Fire's country is being torn about by rebels and betrayal, and though all of that is central to the plot, this really is Fire's story. She's an incredibly compassionate, quiet sort of heroine, and I found her totally loveable and refreshing. I want to sit beside her and have her teach me music and just be nice to her, because hardly anyone's nice to her, poor girl. I want her to realize her own self-worth and not be afraid of herself. This book is all about Fire coming to terms with her monster identity and her human heart. Also Brigan Brigan BRIGAN BRIGAN BRIGAN. BRIGAN. Brigan. It's also very much about Prince Brigan and his perfect Brigan-ness.
Ughhhh, you guys, my heart. It was stomped on and pulled apart and stitched together and flung out a plane window and steamrollered and I cried in front of a 747 full of people, yo. And then, once I was waiting in the (INDECENTLY LONG) customs line at LAX, I decided to read a little more and then cried in front of 747's worth of people, only this time they were all standing right next to me. It's cool. Whatever. I DIDN'T NEED MY HEART ANYWAY, CASHORE.
This is one of those books that breaks you because it's just so damn beautiful and moving and hopeful and sad and gorgeous and arrrrrgh, it is all the thinggggs. These relationships happen that you never thought would happen and Fire grows so much and I can't even think about this book without having to hug myself and maybe even whimper a little.
I think what I hate the most about this book is that it's impossible for me to review. It just affected me that much, so I feel like anything I say will be inadequate. There was girl power, self-actualization, lovely world-building, intrigue, romance, and characters I beyond adored. I miss these people. I miss Fire, and Brigan, and Nash, and Clara, and Garan, and Brocker, and Roan, and Archer. They were funny and heartfelt and then funny again. They were real. I miss the slow development of Fire's growth and her complex emotions.

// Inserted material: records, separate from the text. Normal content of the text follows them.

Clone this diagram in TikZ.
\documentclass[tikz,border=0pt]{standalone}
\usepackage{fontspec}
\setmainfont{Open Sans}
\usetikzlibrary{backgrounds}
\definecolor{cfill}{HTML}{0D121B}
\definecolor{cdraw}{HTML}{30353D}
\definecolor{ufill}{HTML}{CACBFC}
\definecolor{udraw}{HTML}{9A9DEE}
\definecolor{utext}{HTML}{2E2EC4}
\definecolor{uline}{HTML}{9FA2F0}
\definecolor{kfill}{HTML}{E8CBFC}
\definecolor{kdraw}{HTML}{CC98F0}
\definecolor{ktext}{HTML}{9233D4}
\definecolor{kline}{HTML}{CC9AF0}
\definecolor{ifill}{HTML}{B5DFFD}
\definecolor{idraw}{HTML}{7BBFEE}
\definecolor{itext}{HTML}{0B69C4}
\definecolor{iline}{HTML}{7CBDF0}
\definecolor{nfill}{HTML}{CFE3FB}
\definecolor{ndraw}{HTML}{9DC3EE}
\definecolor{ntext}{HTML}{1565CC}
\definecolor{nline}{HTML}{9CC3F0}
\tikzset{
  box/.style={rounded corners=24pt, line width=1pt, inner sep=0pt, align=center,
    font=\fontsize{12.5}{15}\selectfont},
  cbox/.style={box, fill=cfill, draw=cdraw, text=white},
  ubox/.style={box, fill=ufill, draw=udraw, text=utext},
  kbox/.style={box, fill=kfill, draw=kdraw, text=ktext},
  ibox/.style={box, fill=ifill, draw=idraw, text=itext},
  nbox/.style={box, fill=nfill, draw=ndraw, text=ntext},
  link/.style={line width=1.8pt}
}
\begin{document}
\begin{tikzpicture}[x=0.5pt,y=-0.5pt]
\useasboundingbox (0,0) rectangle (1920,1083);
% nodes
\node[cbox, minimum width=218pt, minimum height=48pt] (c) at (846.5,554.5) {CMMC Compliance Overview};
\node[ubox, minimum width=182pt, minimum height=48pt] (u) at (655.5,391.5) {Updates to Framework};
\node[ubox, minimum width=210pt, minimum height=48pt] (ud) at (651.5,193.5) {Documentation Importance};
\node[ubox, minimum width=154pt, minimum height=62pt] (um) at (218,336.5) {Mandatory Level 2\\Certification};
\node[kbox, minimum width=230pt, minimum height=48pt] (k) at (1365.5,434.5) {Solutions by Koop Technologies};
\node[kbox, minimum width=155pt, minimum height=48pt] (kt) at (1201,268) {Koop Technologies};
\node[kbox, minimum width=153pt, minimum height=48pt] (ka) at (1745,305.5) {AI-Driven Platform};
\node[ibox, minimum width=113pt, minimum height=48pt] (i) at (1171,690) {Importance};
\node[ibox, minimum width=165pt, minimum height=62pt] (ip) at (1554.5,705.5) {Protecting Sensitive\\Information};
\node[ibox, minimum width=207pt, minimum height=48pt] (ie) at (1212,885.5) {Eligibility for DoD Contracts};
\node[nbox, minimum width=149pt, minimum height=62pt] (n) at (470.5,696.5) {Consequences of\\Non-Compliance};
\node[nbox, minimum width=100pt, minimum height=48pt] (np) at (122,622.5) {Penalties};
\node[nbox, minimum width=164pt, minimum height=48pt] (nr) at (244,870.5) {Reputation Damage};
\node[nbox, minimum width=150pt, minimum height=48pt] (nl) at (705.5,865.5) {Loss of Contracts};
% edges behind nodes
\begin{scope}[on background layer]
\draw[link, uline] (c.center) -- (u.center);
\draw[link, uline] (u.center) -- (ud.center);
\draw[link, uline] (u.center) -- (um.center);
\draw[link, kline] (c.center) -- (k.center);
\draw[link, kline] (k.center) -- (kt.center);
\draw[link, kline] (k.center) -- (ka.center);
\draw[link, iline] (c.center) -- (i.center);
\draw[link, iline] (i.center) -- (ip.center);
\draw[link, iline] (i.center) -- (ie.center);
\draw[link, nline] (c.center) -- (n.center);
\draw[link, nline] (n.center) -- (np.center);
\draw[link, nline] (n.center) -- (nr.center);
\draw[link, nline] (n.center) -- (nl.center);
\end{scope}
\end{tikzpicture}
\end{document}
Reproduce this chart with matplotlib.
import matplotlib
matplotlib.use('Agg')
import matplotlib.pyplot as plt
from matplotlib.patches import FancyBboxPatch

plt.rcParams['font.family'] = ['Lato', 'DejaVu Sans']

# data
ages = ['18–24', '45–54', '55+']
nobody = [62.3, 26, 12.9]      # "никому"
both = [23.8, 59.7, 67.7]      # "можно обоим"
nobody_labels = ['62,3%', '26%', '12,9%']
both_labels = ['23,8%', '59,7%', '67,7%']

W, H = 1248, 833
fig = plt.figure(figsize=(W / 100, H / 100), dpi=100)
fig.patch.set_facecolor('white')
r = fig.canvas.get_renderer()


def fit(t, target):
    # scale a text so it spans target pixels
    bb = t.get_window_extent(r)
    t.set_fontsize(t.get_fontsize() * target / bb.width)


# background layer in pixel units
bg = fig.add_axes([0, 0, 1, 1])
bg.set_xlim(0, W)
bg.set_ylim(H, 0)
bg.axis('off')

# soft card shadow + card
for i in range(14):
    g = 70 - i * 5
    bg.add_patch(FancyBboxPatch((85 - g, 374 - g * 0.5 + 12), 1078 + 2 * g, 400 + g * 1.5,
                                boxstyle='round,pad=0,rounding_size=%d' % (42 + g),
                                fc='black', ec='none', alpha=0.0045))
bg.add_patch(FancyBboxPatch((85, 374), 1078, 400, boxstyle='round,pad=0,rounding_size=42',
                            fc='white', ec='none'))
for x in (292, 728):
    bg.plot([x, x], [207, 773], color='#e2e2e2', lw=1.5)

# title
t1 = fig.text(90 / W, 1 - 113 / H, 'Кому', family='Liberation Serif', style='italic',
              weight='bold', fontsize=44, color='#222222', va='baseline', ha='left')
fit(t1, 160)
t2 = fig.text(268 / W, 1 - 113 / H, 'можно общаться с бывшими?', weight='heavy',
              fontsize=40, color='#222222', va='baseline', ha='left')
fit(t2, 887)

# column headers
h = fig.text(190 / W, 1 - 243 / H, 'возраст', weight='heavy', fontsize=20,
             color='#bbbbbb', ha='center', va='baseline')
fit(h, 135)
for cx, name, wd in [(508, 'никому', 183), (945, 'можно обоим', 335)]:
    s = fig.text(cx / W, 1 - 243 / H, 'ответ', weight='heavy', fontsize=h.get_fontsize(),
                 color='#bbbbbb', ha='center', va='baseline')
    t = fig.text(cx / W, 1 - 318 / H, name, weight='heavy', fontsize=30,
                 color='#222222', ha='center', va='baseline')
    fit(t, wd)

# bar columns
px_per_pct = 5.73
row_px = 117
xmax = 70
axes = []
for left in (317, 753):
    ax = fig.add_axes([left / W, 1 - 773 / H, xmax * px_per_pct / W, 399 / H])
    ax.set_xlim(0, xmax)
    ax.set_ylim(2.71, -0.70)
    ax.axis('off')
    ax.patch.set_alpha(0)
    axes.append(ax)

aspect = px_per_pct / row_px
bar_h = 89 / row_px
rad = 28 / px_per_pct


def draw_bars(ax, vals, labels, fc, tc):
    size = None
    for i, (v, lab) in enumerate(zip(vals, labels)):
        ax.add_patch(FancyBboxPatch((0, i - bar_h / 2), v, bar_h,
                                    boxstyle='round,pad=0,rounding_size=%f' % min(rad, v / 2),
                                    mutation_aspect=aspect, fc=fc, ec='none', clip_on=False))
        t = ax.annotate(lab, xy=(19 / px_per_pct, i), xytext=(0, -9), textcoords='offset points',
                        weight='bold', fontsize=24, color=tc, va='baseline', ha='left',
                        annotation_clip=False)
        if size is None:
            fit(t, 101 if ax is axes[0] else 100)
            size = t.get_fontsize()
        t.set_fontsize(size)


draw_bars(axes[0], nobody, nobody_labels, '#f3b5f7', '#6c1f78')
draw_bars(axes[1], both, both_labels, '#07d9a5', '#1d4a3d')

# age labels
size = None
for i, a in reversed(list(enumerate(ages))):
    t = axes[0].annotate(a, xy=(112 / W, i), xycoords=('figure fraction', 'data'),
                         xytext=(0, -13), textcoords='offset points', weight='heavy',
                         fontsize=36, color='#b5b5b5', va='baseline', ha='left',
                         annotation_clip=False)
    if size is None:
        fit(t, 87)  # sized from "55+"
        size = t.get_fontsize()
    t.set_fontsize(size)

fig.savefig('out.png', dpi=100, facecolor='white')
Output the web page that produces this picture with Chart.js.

Pretty much the one negative for me would be the pace. This is not a fast novel, nor is it a short one, and the beginning is downright glacial. But once I found my groove, I couldn't stop reading. I felt like I'd crawled into Fire's world and was right there next to her, rooting for her and aching for her and shrieking BRIGANBRIGANBRIGAN!!!!! because BRIGAN. Just trust me. BRIGAN. He's going on my shelf of "love interests to be SHOUTED ABOUT besides the likes of CHAOL, STURMHOND, and HECTOR.
If you're a high fantasy fan and you haven't read Cashore yet, OMG GET TO IT YOU WON'T REGRET IT.